O que importa não é o quão chocante essa mudança filosófica possa, eventualmente, parecer. Ela é apenas um exemplo. O mais interessante é considerar o fato de que poderíamos alterar nossas crenças pessoais e filosofias de milênios de história para um novo entendimento que poderia fazer a raça humana evoluir como nunca antes. Evolução conduzida pela espiritualidade ou pela “humanidade” e não pela tecnologia, como muitos apostariam.
Bastante filosofia para ser analisada – não é algo que esperaríamos extrair de um livro de 200 páginas de ficção científica, escrito há mais de meio século.
CONCLUSÃO FINAL
A primeira conclusão a que cheguei ao analisar todas essas histórias e ideias é que um escritor que viveu no século passado pode ter muito mais a acrescentar à humanidade, em um único livro, do que um diretor de cinema em muitos filmes.

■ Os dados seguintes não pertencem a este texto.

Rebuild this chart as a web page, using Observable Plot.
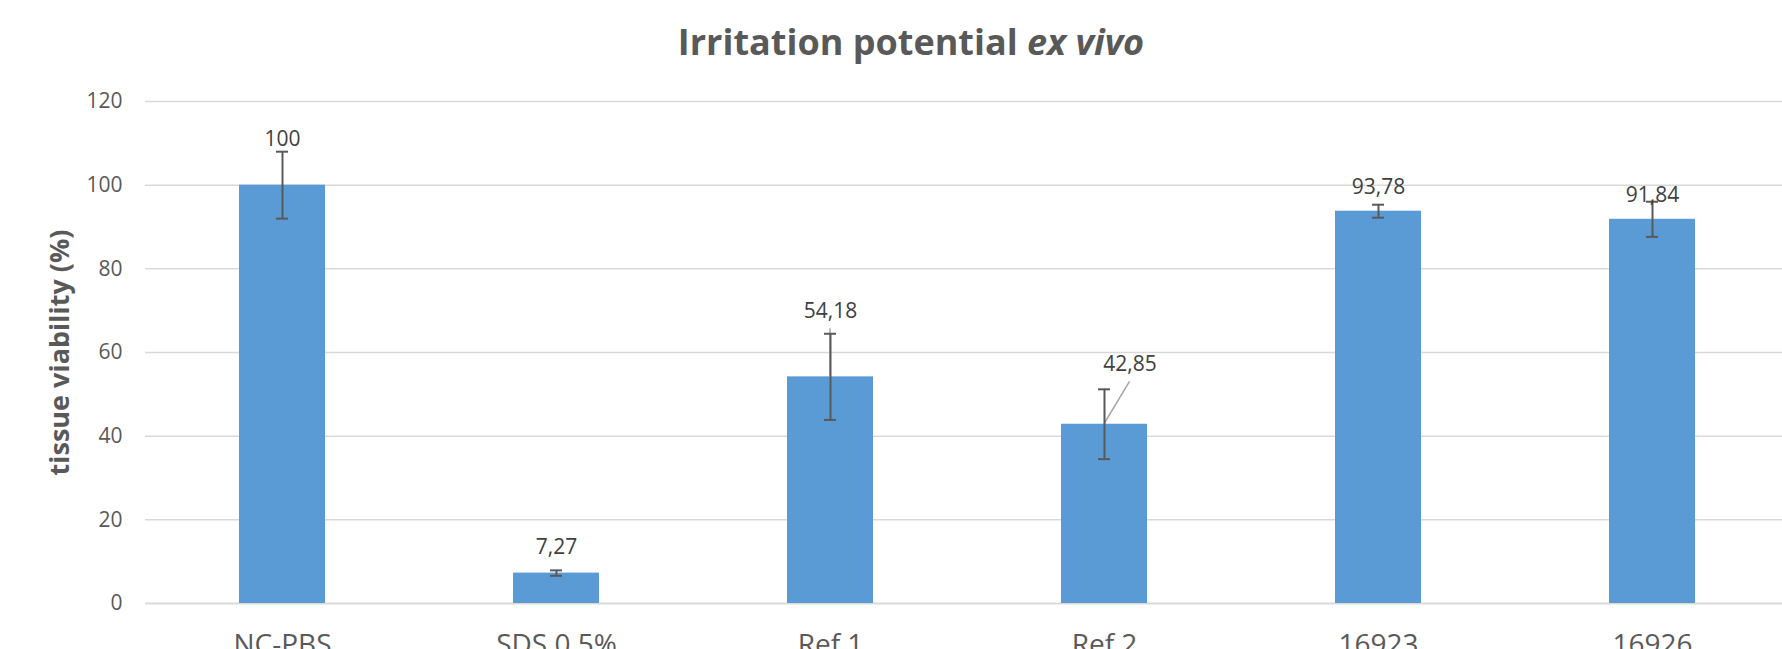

A segunda conclusão é de que não podemos subestimar e tampouco negligenciar o passado, pois ele representa a base do que somos hoje, e ainda pode trazer muitas reflexões importantes. Afinal, onde encontrar esse tipo de pensamento capaz de abrir nossos horizontes, na literatura ou nas artes contemporâneas?
A conclusão final é que muito do que vivemos está baseado em nossas profundas crenças, costumes e forma de pensar. É impossível se libertar de todas as amarras, mas qualquer esforço nesse sentido é válido. Afinal, o homem não descobriu nem vai descobrir as respostas para todos os questionamentos.